## Exercise requirements
Gather all lines containing the string "page" and copy them out.

__________

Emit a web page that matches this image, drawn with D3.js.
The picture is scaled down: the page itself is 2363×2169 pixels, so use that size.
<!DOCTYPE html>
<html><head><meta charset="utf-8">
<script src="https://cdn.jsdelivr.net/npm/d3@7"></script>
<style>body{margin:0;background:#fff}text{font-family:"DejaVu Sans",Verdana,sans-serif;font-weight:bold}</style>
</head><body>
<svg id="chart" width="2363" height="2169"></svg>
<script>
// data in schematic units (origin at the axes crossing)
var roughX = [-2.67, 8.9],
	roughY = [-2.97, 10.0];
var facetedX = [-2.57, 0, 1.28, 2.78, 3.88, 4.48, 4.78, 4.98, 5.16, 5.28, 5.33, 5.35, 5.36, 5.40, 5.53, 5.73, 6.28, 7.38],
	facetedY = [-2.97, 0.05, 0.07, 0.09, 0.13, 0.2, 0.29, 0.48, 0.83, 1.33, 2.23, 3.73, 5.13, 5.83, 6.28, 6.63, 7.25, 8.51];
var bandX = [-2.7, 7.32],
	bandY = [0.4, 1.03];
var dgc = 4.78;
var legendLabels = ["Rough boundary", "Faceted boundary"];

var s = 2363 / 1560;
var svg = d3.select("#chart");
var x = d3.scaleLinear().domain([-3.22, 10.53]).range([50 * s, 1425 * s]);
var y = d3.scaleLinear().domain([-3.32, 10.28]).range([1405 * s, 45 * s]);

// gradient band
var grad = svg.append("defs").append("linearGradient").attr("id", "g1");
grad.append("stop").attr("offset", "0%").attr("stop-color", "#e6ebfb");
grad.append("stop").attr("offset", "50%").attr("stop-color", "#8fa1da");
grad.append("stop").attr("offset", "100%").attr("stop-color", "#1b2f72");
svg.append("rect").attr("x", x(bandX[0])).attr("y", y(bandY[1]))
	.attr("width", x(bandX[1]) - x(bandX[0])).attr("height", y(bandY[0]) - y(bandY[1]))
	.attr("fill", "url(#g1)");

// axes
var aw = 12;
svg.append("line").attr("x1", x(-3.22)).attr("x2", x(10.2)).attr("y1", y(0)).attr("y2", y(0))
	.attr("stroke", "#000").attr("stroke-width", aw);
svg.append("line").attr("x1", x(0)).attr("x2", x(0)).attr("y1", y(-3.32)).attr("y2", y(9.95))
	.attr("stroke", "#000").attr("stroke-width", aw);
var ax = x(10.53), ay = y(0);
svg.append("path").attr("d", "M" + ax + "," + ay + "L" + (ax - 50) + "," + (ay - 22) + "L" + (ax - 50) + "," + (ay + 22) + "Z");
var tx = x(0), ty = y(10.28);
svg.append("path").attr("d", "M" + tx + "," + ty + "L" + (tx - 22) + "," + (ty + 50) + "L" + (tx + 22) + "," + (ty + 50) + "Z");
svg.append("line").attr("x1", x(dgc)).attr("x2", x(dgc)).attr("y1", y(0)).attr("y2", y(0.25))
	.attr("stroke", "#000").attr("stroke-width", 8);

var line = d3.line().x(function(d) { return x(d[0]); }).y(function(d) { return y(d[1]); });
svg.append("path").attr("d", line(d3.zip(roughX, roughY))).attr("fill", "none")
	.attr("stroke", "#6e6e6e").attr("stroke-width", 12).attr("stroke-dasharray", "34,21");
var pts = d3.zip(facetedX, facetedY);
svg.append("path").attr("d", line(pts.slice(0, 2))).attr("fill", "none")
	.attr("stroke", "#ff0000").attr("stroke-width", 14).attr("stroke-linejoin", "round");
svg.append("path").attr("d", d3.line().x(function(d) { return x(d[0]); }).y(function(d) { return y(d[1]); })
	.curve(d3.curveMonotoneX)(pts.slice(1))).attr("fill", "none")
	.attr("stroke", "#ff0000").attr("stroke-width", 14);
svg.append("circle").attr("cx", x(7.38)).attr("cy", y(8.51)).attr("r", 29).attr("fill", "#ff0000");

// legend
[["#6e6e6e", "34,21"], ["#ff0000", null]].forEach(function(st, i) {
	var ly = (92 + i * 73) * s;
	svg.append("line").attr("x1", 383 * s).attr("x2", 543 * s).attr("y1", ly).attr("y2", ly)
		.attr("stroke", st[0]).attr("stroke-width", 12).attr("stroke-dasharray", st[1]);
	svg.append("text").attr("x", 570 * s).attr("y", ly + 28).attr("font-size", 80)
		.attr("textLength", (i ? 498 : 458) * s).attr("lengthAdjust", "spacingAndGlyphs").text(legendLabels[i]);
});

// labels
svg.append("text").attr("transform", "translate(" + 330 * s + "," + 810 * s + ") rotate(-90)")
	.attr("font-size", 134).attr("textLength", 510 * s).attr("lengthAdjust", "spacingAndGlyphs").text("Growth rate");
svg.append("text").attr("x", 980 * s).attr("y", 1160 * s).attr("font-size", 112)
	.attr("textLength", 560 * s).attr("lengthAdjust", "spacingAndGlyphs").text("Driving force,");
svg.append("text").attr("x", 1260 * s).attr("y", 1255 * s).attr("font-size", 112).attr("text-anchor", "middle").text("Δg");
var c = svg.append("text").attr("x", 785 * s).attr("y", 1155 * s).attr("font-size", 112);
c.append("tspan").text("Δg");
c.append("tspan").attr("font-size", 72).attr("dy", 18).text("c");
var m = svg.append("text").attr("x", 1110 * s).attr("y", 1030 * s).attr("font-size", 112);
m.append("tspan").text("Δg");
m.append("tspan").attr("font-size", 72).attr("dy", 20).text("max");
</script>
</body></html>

__________

## Result of this exercise
Emit a web page that matches this image, drawn with D3.js.
The picture is scaled down: the page itself is 2363×2169 pixels, so use that size.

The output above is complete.